Stated goal: Only a number is wanted: how many lines in the listing contain the word "that"?

Task material:
___

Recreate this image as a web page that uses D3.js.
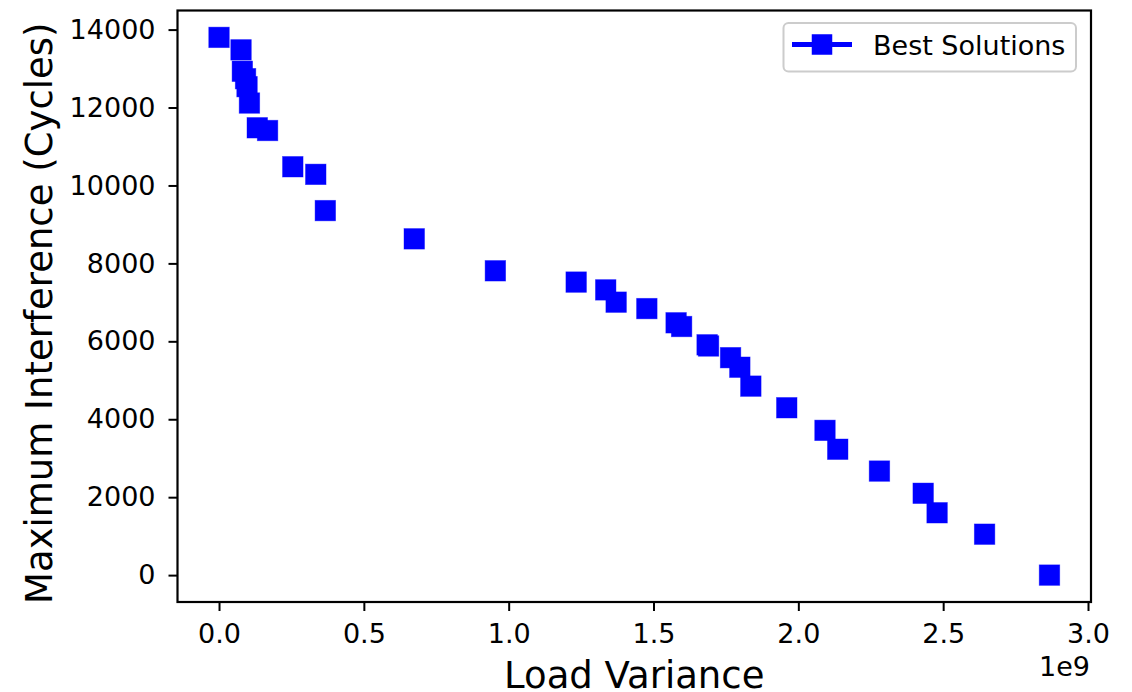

___

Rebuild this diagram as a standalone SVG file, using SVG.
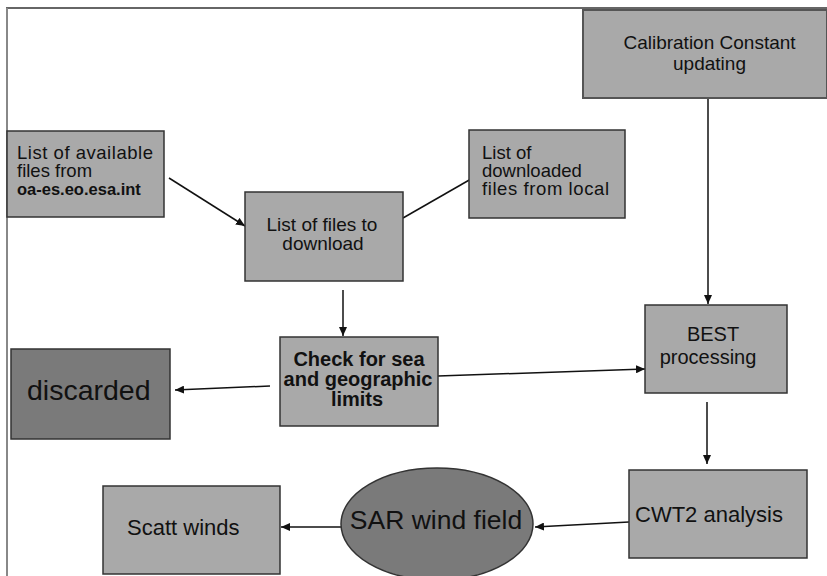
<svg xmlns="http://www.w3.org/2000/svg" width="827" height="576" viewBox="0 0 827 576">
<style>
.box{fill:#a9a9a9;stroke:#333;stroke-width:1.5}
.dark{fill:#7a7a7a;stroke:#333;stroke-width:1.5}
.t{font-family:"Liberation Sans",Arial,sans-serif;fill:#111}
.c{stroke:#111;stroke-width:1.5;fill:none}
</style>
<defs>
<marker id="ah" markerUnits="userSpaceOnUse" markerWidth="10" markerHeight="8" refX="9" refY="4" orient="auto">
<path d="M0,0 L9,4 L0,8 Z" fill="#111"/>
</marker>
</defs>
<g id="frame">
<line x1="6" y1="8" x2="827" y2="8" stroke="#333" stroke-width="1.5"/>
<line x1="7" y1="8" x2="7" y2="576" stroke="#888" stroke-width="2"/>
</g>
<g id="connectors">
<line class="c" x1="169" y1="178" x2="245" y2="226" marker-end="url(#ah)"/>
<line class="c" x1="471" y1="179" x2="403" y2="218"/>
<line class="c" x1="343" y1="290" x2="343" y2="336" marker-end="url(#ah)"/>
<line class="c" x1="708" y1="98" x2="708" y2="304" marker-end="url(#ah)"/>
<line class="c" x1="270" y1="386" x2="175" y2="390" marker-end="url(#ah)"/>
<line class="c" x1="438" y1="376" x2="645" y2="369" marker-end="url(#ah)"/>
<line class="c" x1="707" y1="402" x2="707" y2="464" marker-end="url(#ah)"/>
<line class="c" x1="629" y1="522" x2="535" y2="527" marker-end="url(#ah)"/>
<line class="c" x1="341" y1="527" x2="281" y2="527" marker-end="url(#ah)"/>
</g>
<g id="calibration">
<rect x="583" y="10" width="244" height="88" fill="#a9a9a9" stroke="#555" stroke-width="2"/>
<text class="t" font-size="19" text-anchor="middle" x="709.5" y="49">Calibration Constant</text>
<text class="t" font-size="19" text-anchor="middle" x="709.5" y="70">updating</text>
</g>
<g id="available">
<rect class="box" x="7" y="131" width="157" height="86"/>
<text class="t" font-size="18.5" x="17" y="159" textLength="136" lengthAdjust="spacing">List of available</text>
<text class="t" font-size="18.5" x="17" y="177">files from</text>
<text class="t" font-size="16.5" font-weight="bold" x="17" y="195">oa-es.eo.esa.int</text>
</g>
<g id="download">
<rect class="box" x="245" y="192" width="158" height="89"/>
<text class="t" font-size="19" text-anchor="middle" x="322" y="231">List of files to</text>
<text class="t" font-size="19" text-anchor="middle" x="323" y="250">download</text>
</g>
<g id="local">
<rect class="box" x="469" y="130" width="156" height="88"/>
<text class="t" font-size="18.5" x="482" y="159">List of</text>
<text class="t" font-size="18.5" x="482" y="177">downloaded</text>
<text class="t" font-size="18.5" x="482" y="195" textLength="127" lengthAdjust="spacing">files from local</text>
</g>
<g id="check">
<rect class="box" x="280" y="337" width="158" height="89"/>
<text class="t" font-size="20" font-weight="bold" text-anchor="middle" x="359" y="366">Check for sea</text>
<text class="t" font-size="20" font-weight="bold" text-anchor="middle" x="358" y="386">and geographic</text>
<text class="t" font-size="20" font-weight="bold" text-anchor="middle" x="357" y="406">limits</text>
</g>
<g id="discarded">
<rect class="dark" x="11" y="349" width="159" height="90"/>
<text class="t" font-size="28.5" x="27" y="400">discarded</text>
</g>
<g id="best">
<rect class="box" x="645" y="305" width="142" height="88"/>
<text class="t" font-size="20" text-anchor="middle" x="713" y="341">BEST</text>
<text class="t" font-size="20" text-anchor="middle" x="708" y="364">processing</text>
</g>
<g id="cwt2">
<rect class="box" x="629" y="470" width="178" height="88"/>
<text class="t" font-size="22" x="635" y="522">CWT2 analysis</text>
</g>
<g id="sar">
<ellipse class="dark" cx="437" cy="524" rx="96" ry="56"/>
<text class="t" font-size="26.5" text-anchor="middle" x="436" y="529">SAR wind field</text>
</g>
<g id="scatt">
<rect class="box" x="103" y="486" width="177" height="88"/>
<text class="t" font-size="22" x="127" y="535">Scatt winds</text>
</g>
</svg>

___

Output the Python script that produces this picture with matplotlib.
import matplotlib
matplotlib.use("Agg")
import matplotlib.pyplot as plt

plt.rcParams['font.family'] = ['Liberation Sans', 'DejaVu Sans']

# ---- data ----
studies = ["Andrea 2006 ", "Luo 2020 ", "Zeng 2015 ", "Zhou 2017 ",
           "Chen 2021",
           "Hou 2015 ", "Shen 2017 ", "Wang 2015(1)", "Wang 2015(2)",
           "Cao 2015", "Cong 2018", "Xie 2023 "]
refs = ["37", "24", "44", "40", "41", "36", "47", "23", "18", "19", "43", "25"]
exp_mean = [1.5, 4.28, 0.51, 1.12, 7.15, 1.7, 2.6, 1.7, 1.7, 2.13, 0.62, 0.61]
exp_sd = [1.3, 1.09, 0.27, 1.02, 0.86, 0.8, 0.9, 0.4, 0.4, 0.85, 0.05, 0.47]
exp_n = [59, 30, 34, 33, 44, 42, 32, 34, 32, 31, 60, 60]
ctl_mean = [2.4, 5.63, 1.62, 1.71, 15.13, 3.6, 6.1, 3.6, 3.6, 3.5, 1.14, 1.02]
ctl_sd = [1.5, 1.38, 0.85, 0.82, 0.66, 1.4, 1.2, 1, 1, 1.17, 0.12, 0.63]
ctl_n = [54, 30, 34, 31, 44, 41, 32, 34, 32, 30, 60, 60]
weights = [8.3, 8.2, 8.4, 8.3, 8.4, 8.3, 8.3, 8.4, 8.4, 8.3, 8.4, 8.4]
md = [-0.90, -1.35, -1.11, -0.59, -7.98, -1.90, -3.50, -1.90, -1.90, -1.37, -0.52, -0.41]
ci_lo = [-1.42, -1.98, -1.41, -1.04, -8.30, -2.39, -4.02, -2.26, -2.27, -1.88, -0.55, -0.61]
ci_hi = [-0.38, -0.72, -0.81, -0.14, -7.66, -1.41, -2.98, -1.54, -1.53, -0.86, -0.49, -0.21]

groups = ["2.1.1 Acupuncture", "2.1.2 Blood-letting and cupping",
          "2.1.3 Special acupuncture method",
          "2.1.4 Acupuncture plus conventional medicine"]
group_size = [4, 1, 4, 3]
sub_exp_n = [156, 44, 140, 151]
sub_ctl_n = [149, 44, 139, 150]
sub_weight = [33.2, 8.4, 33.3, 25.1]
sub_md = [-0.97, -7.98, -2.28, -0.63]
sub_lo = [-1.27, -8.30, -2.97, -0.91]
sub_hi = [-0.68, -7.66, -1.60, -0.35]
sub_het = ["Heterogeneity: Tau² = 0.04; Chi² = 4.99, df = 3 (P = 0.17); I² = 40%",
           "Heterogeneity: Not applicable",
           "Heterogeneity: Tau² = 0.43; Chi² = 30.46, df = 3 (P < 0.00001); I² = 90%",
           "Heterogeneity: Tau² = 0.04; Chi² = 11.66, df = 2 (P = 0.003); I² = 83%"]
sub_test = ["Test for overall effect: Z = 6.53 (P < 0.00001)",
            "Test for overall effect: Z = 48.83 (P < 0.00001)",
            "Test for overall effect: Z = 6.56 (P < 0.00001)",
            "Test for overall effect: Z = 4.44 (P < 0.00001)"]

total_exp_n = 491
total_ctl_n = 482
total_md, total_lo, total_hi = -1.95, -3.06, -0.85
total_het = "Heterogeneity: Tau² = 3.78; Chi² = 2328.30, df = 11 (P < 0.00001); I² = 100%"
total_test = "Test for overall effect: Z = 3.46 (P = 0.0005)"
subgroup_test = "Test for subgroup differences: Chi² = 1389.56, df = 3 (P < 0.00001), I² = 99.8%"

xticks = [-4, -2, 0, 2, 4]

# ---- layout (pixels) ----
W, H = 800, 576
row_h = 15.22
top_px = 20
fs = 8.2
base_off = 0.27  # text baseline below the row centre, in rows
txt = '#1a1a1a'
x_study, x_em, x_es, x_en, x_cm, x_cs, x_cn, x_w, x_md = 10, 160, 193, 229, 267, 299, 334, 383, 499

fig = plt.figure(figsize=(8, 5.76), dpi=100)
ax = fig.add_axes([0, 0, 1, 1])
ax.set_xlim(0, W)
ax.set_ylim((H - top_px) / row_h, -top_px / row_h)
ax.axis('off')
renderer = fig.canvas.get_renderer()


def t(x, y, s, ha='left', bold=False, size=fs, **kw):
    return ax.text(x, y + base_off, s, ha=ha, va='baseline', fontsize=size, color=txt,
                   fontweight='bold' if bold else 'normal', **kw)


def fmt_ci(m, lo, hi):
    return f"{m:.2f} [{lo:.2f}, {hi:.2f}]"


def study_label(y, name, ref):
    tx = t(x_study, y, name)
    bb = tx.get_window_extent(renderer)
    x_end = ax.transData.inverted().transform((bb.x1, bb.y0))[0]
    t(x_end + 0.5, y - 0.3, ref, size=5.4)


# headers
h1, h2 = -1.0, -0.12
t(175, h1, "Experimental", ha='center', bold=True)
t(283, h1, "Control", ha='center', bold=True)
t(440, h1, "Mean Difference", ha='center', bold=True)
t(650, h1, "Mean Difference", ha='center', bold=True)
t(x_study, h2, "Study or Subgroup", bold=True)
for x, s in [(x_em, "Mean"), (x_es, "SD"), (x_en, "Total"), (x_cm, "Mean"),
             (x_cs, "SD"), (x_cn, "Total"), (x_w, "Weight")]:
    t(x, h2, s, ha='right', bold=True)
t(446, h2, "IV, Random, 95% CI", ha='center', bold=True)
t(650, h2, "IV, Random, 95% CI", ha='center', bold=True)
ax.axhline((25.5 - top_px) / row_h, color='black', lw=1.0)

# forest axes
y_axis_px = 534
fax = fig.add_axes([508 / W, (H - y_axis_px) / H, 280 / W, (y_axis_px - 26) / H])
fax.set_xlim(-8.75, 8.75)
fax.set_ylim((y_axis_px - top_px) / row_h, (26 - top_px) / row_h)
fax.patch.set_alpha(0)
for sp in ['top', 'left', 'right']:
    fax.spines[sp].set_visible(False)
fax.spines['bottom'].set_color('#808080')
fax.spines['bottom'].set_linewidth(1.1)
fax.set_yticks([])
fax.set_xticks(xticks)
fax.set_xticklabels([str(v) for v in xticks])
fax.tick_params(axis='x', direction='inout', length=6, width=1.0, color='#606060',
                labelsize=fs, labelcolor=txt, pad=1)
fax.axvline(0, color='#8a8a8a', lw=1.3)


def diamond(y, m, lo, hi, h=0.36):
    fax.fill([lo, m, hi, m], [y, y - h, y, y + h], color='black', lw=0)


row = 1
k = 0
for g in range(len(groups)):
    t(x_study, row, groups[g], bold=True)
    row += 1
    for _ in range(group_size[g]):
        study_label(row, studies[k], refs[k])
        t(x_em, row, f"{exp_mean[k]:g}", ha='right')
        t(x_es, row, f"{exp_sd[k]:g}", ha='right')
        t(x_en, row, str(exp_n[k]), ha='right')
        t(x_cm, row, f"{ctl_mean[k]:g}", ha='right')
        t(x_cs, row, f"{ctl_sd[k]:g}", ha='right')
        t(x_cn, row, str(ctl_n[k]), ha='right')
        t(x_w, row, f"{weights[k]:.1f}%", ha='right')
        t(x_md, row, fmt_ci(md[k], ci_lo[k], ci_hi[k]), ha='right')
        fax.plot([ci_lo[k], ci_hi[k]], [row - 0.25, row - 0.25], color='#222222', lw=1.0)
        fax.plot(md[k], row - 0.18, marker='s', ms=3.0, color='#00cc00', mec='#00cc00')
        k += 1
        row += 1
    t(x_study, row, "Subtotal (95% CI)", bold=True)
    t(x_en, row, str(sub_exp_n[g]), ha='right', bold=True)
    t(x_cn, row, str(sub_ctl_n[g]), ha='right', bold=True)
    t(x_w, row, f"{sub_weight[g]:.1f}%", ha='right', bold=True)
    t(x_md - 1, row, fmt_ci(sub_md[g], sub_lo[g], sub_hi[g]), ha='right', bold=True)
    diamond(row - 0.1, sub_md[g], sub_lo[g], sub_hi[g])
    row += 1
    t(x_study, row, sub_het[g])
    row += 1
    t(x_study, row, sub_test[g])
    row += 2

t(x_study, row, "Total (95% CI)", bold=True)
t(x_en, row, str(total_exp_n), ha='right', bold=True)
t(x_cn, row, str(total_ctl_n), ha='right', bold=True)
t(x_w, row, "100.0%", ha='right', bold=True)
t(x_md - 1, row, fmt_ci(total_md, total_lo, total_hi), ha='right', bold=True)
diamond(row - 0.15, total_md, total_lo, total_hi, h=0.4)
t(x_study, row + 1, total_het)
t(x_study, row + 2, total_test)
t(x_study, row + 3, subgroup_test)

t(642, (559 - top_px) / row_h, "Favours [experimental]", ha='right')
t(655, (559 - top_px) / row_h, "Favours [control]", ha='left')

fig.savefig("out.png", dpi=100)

___

Result for this exercise: 2